WHAT THIS TASK INVOLVES
Repeat every line of the data exactly, but not the pictures.

STORED DATA
** Start **

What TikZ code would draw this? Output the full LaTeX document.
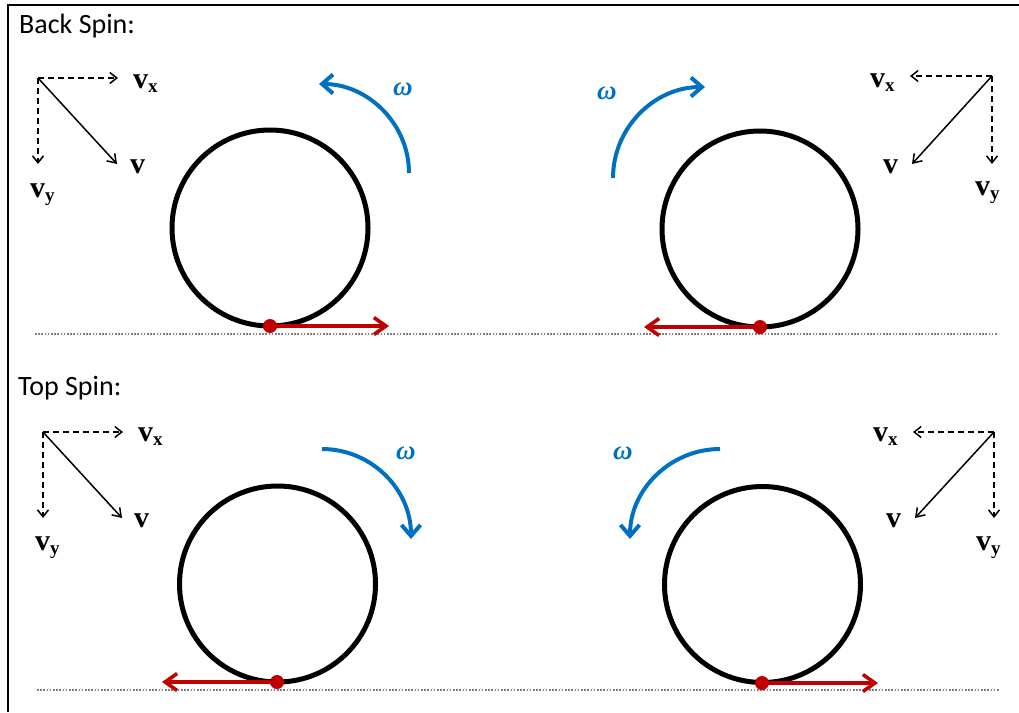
\documentclass[tikz,border=0pt]{standalone}
\usepackage{fontspec}
\setmainfont{Carlito}
\newfontfamily\serfont{Liberation Serif}
\usetikzlibrary{arrows.meta}
\definecolor{spinblue}{RGB}{0,112,192}
\definecolor{dotred}{RGB}{192,0,0}
\newcommand\vsym[1]{{\serfont\bfseries\fontsize{30}{30}\selectfont v\raisebox{-4pt}{\fontsize{19}{19}\selectfont #1}}}
\newcommand\omsym{{\serfont\bfseries\itshape\fontsize{27}{27}\selectfont ω}}
\tikzset{
  ball/.style={circle, draw, line width=5pt, minimum size=196pt, inner sep=0pt},
  contact/.style={circle, fill=dotred, minimum size=14pt, inner sep=0pt},
  slip/.style={draw=dotred, line width=3.6pt, -{Straight Barb[length=12pt,width=17pt]}},
  spin/.style={draw=spinblue, line width=4pt, -{Straight Barb[length=11pt,width=19pt]}},
  comp/.style={line width=1.5pt, dash pattern=on 6pt off 4pt, -{Straight Barb[length=7pt,width=11pt]}},
  vel/.style={line width=1.5pt, -{Straight Barb[length=8pt,width=11pt]}},
  ground/.style={draw=gray, line width=1.4pt, dash pattern=on 1.5pt off 1.7pt},
  lab/.style={anchor=base west, inner sep=0pt},
  omlab/.style={anchor=center, inner sep=0pt, text=spinblue},
  title/.style={anchor=base west, inner sep=0pt, font=\fontsize{28}{28}\selectfont}
}
\begin{document}
\begin{tikzpicture}[x=1pt, y=-1pt]
\useasboundingbox (0,0) rectangle (1019,712);
% frame
\coordinate (fTR) at (1019,5);
\coordinate (fTL) at (8,5);
\coordinate (fBL) at (8,712);
\draw[line width=2.5pt] (fTR) -- (fTL) -- (fBL);

% titles
\node[title] (t1) at (19,33) {Back Spin:};
\node[title] (t2) at (18,395) {Top Spin:};

% ground lines
\coordinate (g1a) at (35,334); \coordinate (g1b) at (998,334);
\coordinate (g2a) at (37,690); \coordinate (g2b) at (1000,690);
\draw[ground] (g1a) -- (g1b);
\draw[ground] (g2a) -- (g2b);

% ---------- balls ----------
\node[ball] (bTL) at (270,228) {};
\node[ball] (bTR) at (760,229) {};
\node[ball] (bBL) at (277.5,584) {};
\node[ball] (bBR) at (762.5,584.5) {};

% slip arrows and contact dots
\node[contact] (dTL) at (270,326) {};
\node[contact] (dTR) at (760,327) {};
\node[contact] (dBL) at (277,682) {};
\node[contact] (dBR) at (762,683) {};
\coordinate (eTL) at (389,326);
\coordinate (eTR) at (644,327);
\coordinate (eBL) at (162,682);
\coordinate (eBR) at (878,683);
\draw[slip] (dTL) -- (eTL);
\draw[slip] (dTR) -- (eTR);
\draw[slip] (dBL) -- (eBL);
\draw[slip] (dBR) -- (eBR);

% ---------- spin arcs ----------
\coordinate (sTL) at (409,173); \coordinate (aTL) at (319,84);
\draw[spin] (sTL) .. controls (409,124) and (368,84) .. (aTL);
\coordinate (sTR) at (613,178); \coordinate (aTR) at (705,87);
\draw[spin] (sTR) .. controls (613,128) and (654,87) .. (aTR);
\coordinate (sBL) at (322,449); \coordinate (aBL) at (411,539);
\draw[spin] (sBL) .. controls (371,449) and (411,489) .. (aBL);
\coordinate (sBR) at (720,449); \coordinate (aBR) at (630,539);
\draw[spin] (sBR) .. controls (671,449) and (630,489) .. (aBR);
\node[omlab] (wTL) at (403,89) {\omsym};
\node[omlab] (wTR) at (607,93) {\omsym};
\node[omlab] (wBL) at (406,453) {\omsym};
\node[omlab] (wBR) at (623,453) {\omsym};

% ---------- velocity diagrams ----------
% top left
\coordinate (oTL) at (38,78);
\coordinate (xTL) at (118,78);
\coordinate (yTL) at (38,164);
\coordinate (vTL) at (117,164);
\draw[comp] (oTL) -- (xTL);
\draw[comp] (oTL) -- (yTL);
\draw[vel] (oTL) -- (vTL);
\node[lab] (lxTL) at (133,88) {\vsym{x}};
\node[lab] (lyTL) at (30,197) {\vsym{y}};
\node[lab] (lvTL) at (130,173) {\vsym{}};
% top right
\coordinate (oTR) at (992,76);
\coordinate (xTR) at (910,76);
\coordinate (yTR) at (992,164);
\coordinate (vTR) at (912,164);
\draw[comp] (oTR) -- (xTR);
\draw[comp] (oTR) -- (yTR);
\draw[vel] (oTR) -- (vTR);
\node[lab] (lxTR) at (870,87) {\vsym{x}};
\node[lab] (lyTR) at (975,195) {\vsym{y}};
\node[lab] (lvTR) at (883,173) {\vsym{}};
% bottom left
\coordinate (oBL) at (43,432);
\coordinate (xBL) at (123,432);
\coordinate (yBL) at (43,518);
\coordinate (vBL) at (122,518);
\draw[comp] (oBL) -- (xBL);
\draw[comp] (oBL) -- (yBL);
\draw[vel] (oBL) -- (vBL);
\node[lab] (lxBL) at (138,441) {\vsym{x}};
\node[lab] (lyBL) at (35,550) {\vsym{y}};
\node[lab] (lvBL) at (134,527) {\vsym{}};
% bottom right
\coordinate (oBR) at (994,432);
\coordinate (xBR) at (913,432);
\coordinate (yBR) at (994,518);
\coordinate (vBR) at (915,518);
\draw[comp] (oBR) -- (xBR);
\draw[comp] (oBR) -- (yBR);
\draw[vel] (oBR) -- (vBR);
\node[lab] (lxBR) at (873,441) {\vsym{x}};
\node[lab] (lyBR) at (976,550) {\vsym{y}};
\node[lab] (lvBR) at (886,527) {\vsym{}};
\end{tikzpicture}
\end{document}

** End **

WRITTEN ANSWER
What TikZ code would draw this? Output the full LaTeX document.
\documentclass[tikz,border=0pt]{standalone}
\usepackage{fontspec}
\setmainfont{Carlito}
\newfontfamily\serfont{Liberation Serif}
\usetikzlibrary{arrows.meta}
\definecolor{spinblue}{RGB}{0,112,192}
\definecolor{dotred}{RGB}{192,0,0}
\newcommand\vsym[1]{{\serfont\bfseries\fontsize{30}{30}\selectfont v\raisebox{-4pt}{\fontsize{19}{19}\selectfont #1}}}
\newcommand\omsym{{\serfont\bfseries\itshape\fontsize{27}{27}\selectfont ω}}
\tikzset{
  ball/.style={circle, draw, line width=5pt, minimum size=196pt, inner sep=0pt},
  contact/.style={circle, fill=dotred, minimum size=14pt, inner sep=0pt},
  slip/.style={draw=dotred, line width=3.6pt, -{Straight Barb[length=12pt,width=17pt]}},
  spin/.style={draw=spinblue, line width=4pt, -{Straight Barb[length=11pt,width=19pt]}},
  comp/.style={line width=1.5pt, dash pattern=on 6pt off 4pt, -{Straight Barb[length=7pt,width=11pt]}},
  vel/.style={line width=1.5pt, -{Straight Barb[length=8pt,width=11pt]}},
  ground/.style={draw=gray, line width=1.4pt, dash pattern=on 1.5pt off 1.7pt},
  lab/.style={anchor=base west, inner sep=0pt},
  omlab/.style={anchor=center, inner sep=0pt, text=spinblue},
  title/.style={anchor=base west, inner sep=0pt, font=\fontsize{28}{28}\selectfont}
}
\begin{document}
\begin{tikzpicture}[x=1pt, y=-1pt]
\useasboundingbox (0,0) rectangle (1019,712);
% frame
\coordinate (fTR) at (1019,5);
\coordinate (fTL) at (8,5);
\coordinate (fBL) at (8,712);
\draw[line width=2.5pt] (fTR) -- (fTL) -- (fBL);

% titles
\node[title] (t1) at (19,33) {Back Spin:};
\node[title] (t2) at (18,395) {Top Spin:};

% ground lines
\coordinate (g1a) at (35,334); \coordinate (g1b) at (998,334);
\coordinate (g2a) at (37,690); \coordinate (g2b) at (1000,690);
\draw[ground] (g1a) -- (g1b);
\draw[ground] (g2a) -- (g2b);

% ---------- balls ----------
\node[ball] (bTL) at (270,228) {};
\node[ball] (bTR) at (760,229) {};
\node[ball] (bBL) at (277.5,584) {};
\node[ball] (bBR) at (762.5,584.5) {};

% slip arrows and contact dots
\node[contact] (dTL) at (270,326) {};
\node[contact] (dTR) at (760,327) {};
\node[contact] (dBL) at (277,682) {};
\node[contact] (dBR) at (762,683) {};
\coordinate (eTL) at (389,326);
\coordinate (eTR) at (644,327);
\coordinate (eBL) at (162,682);
\coordinate (eBR) at (878,683);
\draw[slip] (dTL) -- (eTL);
\draw[slip] (dTR) -- (eTR);
\draw[slip] (dBL) -- (eBL);
\draw[slip] (dBR) -- (eBR);

% ---------- spin arcs ----------
\coordinate (sTL) at (409,173); \coordinate (aTL) at (319,84);
\draw[spin] (sTL) .. controls (409,124) and (368,84) .. (aTL);
\coordinate (sTR) at (613,178); \coordinate (aTR) at (705,87);
\draw[spin] (sTR) .. controls (613,128) and (654,87) .. (aTR);
\coordinate (sBL) at (322,449); \coordinate (aBL) at (411,539);
\draw[spin] (sBL) .. controls (371,449) and (411,489) .. (aBL);
\coordinate (sBR) at (720,449); \coordinate (aBR) at (630,539);
\draw[spin] (sBR) .. controls (671,449) and (630,489) .. (aBR);
\node[omlab] (wTL) at (403,89) {\omsym};
\node[omlab] (wTR) at (607,93) {\omsym};
\node[omlab] (wBL) at (406,453) {\omsym};
\node[omlab] (wBR) at (623,453) {\omsym};

% ---------- velocity diagrams ----------
% top left
\coordinate (oTL) at (38,78);
\coordinate (xTL) at (118,78);
\coordinate (yTL) at (38,164);
\coordinate (vTL) at (117,164);
\draw[comp] (oTL) -- (xTL);
\draw[comp] (oTL) -- (yTL);
\draw[vel] (oTL) -- (vTL);
\node[lab] (lxTL) at (133,88) {\vsym{x}};
\node[lab] (lyTL) at (30,197) {\vsym{y}};
\node[lab] (lvTL) at (130,173) {\vsym{}};
% top right
\coordinate (oTR) at (992,76);
\coordinate (xTR) at (910,76);
\coordinate (yTR) at (992,164);
\coordinate (vTR) at (912,164);
\draw[comp] (oTR) -- (xTR);
\draw[comp] (oTR) -- (yTR);
\draw[vel] (oTR) -- (vTR);
\node[lab] (lxTR) at (870,87) {\vsym{x}};
\node[lab] (lyTR) at (975,195) {\vsym{y}};
\node[lab] (lvTR) at (883,173) {\vsym{}};
% bottom left
\coordinate (oBL) at (43,432);
\coordinate (xBL) at (123,432);
\coordinate (yBL) at (43,518);
\coordinate (vBL) at (122,518);
\draw[comp] (oBL) -- (xBL);
\draw[comp] (oBL) -- (yBL);
\draw[vel] (oBL) -- (vBL);
\node[lab] (lxBL) at (138,441) {\vsym{x}};
\node[lab] (lyBL) at (35,550) {\vsym{y}};
\node[lab] (lvBL) at (134,527) {\vsym{}};
% bottom right
\coordinate (oBR) at (994,432);
\coordinate (xBR) at (913,432);
\coordinate (yBR) at (994,518);
\coordinate (vBR) at (915,518);
\draw[comp] (oBR) -- (xBR);
\draw[comp] (oBR) -- (yBR);
\draw[vel] (oBR) -- (vBR);
\node[lab] (lxBR) at (873,441) {\vsym{x}};
\node[lab] (lyBR) at (976,550) {\vsym{y}};
\node[lab] (lvBR) at (886,527) {\vsym{}};
\end{tikzpicture}
\end{document}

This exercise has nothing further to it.